The exhibition continues with Hew Locke’s Armada fleet of sailing ships. His vessels, ranging from precarious rafts to proud galleons and cargo ships, float between historical paintings of dramatic maritime and battle scenes on one side and society portraits of plantation owners on the other. In its introduction the exhibition guide states that ‘works of art have always been agents of change, flashpoints of contemporary debate and producers of meanings that are never fixed’, a sentiment underlined by the introductory panels and individual descriptions which reassess the historical works from a postcolonial perspective. With plenty of references to the abolition movement and only one Academician named as having owned enslaved people while many benefited indirectly, a more radical reading of the displays is toned down somewhat.

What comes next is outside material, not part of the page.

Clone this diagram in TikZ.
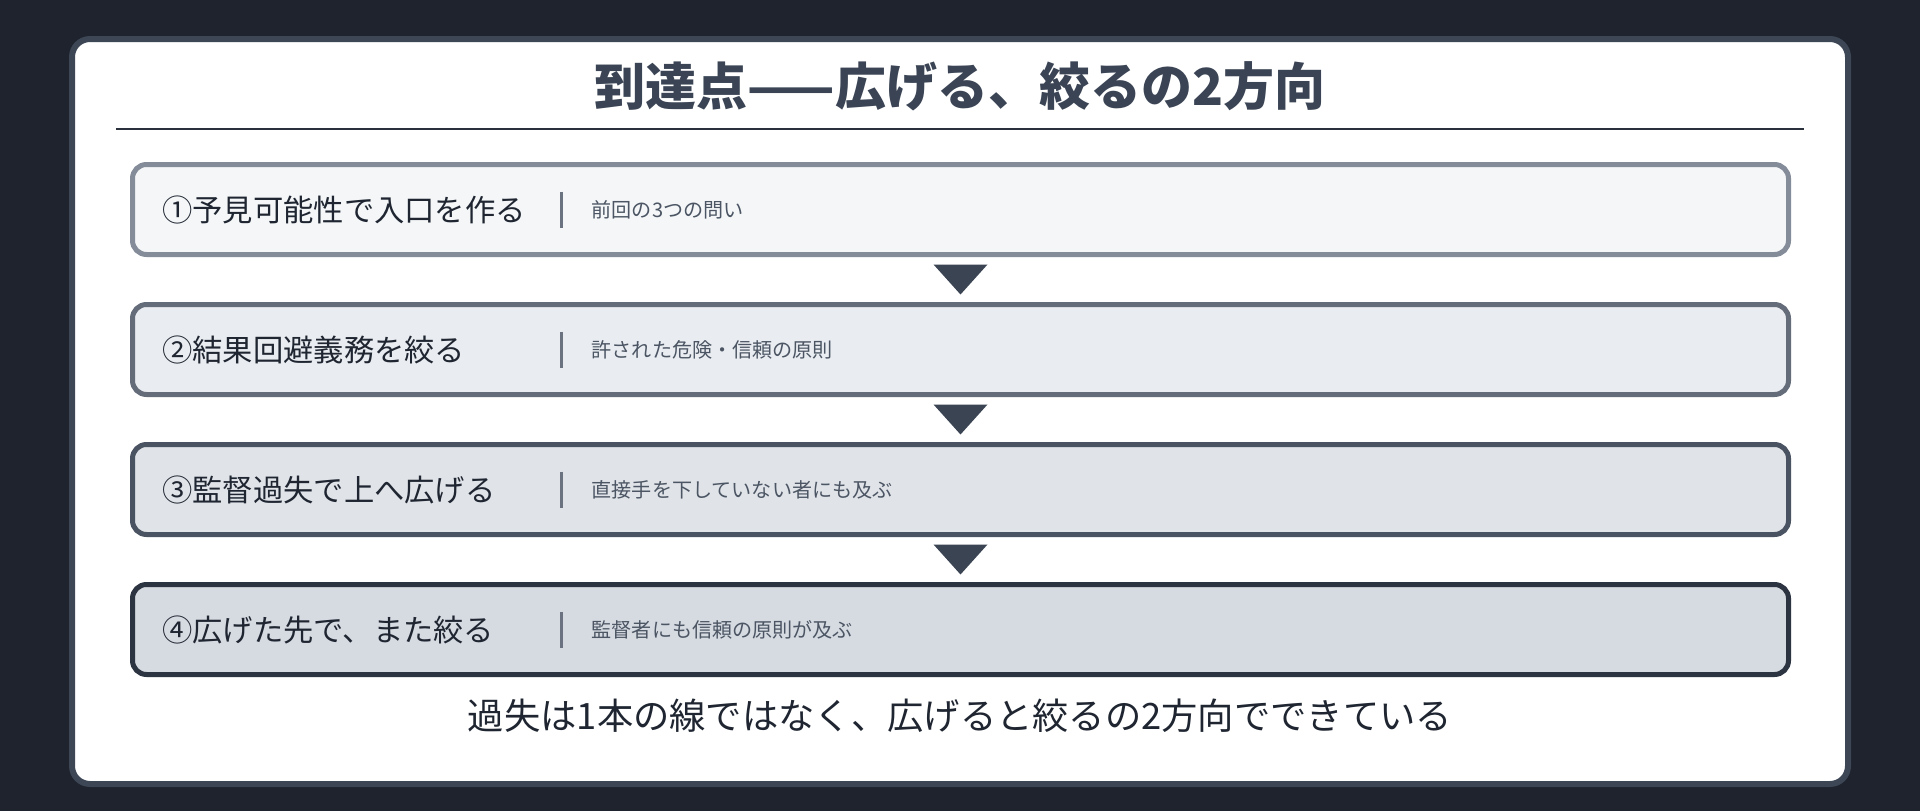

Presenting the accompanying booklet as a collection of verse and prose by historical and contemporary voices and positioning poetry as a ‘sister act’ to painting, turns this into a component of the exhibition itself rather than an actual guide. With each room posing as many questions as it answers, the exhibition catalogue becomes a compulsory purchase.
Whereas the Barbican dedicates an entire exhibition to the power and politics of textiles in art, cloth and fibre are predominantly mentioned as a commodity of trade here, in particular in reference to the East India Company. Historical works appropriating Indian mythology, miniature paintings or calligraphy by artists who never even visited the continent are shown alongside contemporary works by artists of Indian heritage.
The introduction to the second section on ‘Beauty & Difference’ again reminds visitors of the hierarchy of painting types endorsed by the RA with landscape considered a lesser genre (overall the RA recognises only four categories: painter, sculptor, architect and printmaker). Examples of a colonial gaze on nature and architecture that merged exoticism with familiarity are challenged by contemporary works based on lived experience and legacies.
This section also includes a couple of the exhibition’s most radical pairings of works that comment on another shade of hierarchy, with Betye Saar’s powerful installation I’ll Bend But I Will Not Break opposite Frederick William Elwell’s painting of the all-white, all-male Royal Academy Selection and Hanging Committee 1938. Viewed in conjunction with Edwin Longsden Long’s The Babylonian Marriage Market, which depicts an auction of a long line of young brides ranked according to skin tone, Keith Piper’s The Coloured Codex evokes a whole palette of reactions as you realise it is not actually a historical artefact.
The scholarly approach of the exhibition makes it possible to remain fairly detached until you reach ‘Crossing Waters’. Works by Frank Bowling and Ellen Gallagher in dialogue with two of JMW Turner’s maritime paintings as reminders of expressing the sublime barely prepare you for the emotional rollercoaster unleashed by John Akomfrah behind a wall in the same room. Scenes in both his and Issac Julien’s video works in an earlier room remind of Caspar David Friedrich’s lone figures looking out across expanses of nature. Vertigo Sea draws attention to past and present horrors with panoramic scenes of aquatic beauty alternating with staged scenes and historical footage – the sublime balance of awe and terror.
With your head spinning and heart racing from this 48-minute video voyage, you are released into the joyful company of Lubaina Himid’s colourful installation of 100 life-size figures that tell individual stories of servants, immigrants and asylum seekers. Bringing to a close a journey through art history on a hopeful note.
Entangled Pasts, 1768-now, Royal Academy of Arts, until 28th April 2024
Tickets from £22; concessions available; under 16s go free (T&Cs apply); 16 to 25 year olds can access a half price ticket (T&Cs apply). Exhibition catalogue £25.